Son olarak dün akşam Baci Kaid es-Sibsi’nin kurucusu olduğu Nida Tunus ve diğer partilerden 15 milletvekili, Zubeydi’nin cumhurbaşkanlığını desteklemek üzere bir dilekçe imzaladıklarını açıkladı. Nida Tunus Milletvekili Fatma el-Mesdi de parti yönetiminin bugün gerçekleştireceği toplantıda cumhurbaşkanı adayı konusunu görüşeceğini aktardı.
Tunus yasalarına göre, bir kişinin cumhurbaşkanlığına aday gösterilebilmesi için “en az 10 milletvekili, yerel meclislerinden 40 başkan veya 10 bin seçmenin imzası” gerekiyor.
İddialara ilişkin dün yerel bir gazeteye açıklamalarda bulunan Zubeydi, cumhurbaşkanlığı adaylığı konusunda kapıyı açık bırakarak, “Henüz hiçbir şey söyleyemem. Ancak ülkeme daha fazlasını verebileceğimi düşünürsem, aday olabilirim.” dedi.
Daha önce adaylığını açıklayan siyasetçi Amr Sahabu, Zubeydi’nin yarışa girmesi halinde kendisinin çekileceğini açıkladı.
Nahda Hareketi lideri Gannuşi de Zubeydi’nin adaylığına ilişkin, “Kendisi vatansever bir şahsiyettir. Ülkesine hizmet etmiştir. Biz kendisini dost sayarız. Kendisi cumhurbaşkanlığı için birçok adaydan daha işin ehli bir isimdir. Ancak bu konuda son sözü halk söyleyecektir.” ifadelerini kullandı.

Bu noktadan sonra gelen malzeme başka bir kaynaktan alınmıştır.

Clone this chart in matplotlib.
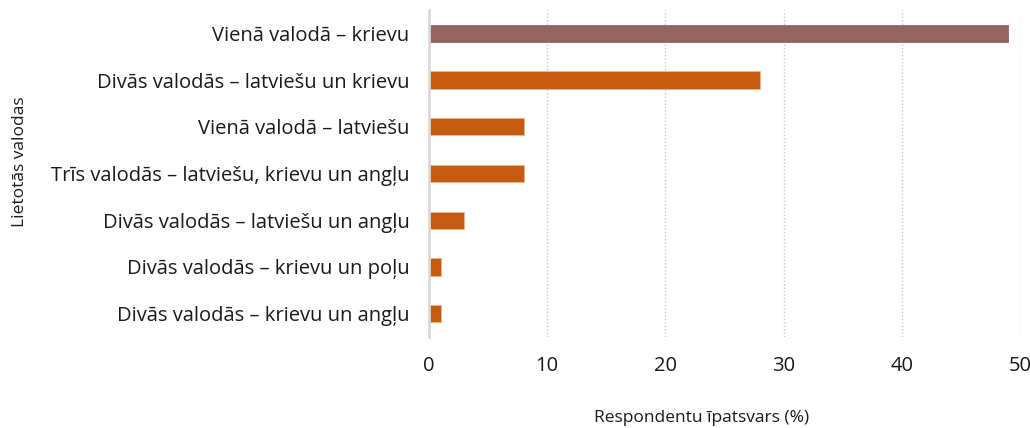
import matplotlib
matplotlib.use("Agg")
import matplotlib.pyplot as plt

categories = [
    "Vienā valodā – krievu",
    "Divās valodās – latviešu un krievu",
    "Vienā valodā – latviešu",
    "Trīs valodās – latviešu, krievu un angļu",
    "Divās valodās – latviešu un angļu",
    "Divās valodās – krievu un poļu",
    "Divās valodās – krievu un angļu",
]
values = [49, 28, 8, 8, 3, 1, 1]
bar_colors = ["#946462", "#c55a11", "#c55a11", "#c55a11", "#c55a11", "#c55a11", "#c55a11"]
edge_colors = ["#946462", "#f0b48a", "#f0b48a", "#f0b48a", "#f0b48a", "#f0b48a", "#f0b48a"]
xticks = [0, 10, 20, 30, 40, 50]

plt.rcParams['font.family'] = ['Open Sans', 'DejaVu Sans']

fig = plt.figure(figsize=(10.30, 4.28), dpi=100)
ax = fig.add_axes([429/1030, 1 - 337/428, (1020-429)/1030, (337-10)/428])

ypos = list(range(len(categories)))
ax.barh(ypos, values, height=0.37, color=bar_colors, edgecolor=edge_colors, linewidth=0.6, zorder=3)
ax.set_ylim(len(categories) - 0.5, -0.5)
ax.set_xlim(0, 50)
ax.set_yticks(ypos)
ax.set_yticklabels(categories, fontsize=14.5, color="#1a1a1a")
ax.set_xticks(xticks)
ax.set_xticklabels([str(t) for t in xticks], fontsize=14.5, color="#1a1a1a")
ax.tick_params(axis='y', length=0, pad=14)
ax.tick_params(axis='x', length=0, pad=14)

for s in ["top", "right", "bottom"]:
    ax.spines[s].set_visible(False)
ax.spines["left"].set_color("#d9d9d9")
ax.spines["left"].set_linewidth(2)
ax.spines["left"].set_zorder(4)

ax.xaxis.grid(True, linestyle=(0, (1, 1.5)), color="#c8c8c8", linewidth=1, zorder=0)
ax.yaxis.grid(False)
ax.set_axisbelow(True)

fig.text(702/1030, 1 - 418/428, "Respondentu īpatsvars (%)", ha="center", va="center", fontsize=12.5, color="#1a1a1a")
fig.text(20/1030, 1 - 162/428, "Lietotās valodas", ha="center", va="center", rotation=90, fontsize=12.5, color="#1a1a1a")

fig.savefig("out.png", dpi=100)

Halkın ekonomik beklentileri ön planda
Zeynel Abidin bin Ali dönemini sona erdiren 14 Ocak 2011’deki devrim Tunus’a kişisel hak ve özgürlükler alanında birçok kazanım getirdi.
Tunuslu yöneticiler, çalkantılı geçiş sürecinde halkın ekonomik beklentilerini karşılamak konusunda ise başarılı olamadı.
Tunus halkı, yaklaşık 3 ay içinde en az 2 kez sandığa giderek yeni cumhurbaşkanı ve milletvekillerini seçecek. Tunuslular, ülkenin yeni dönemdeki karar alıcılarından, demokratik kazanımların korunmasının yanında şimdi ekonomik alanda da atılım bekliyor.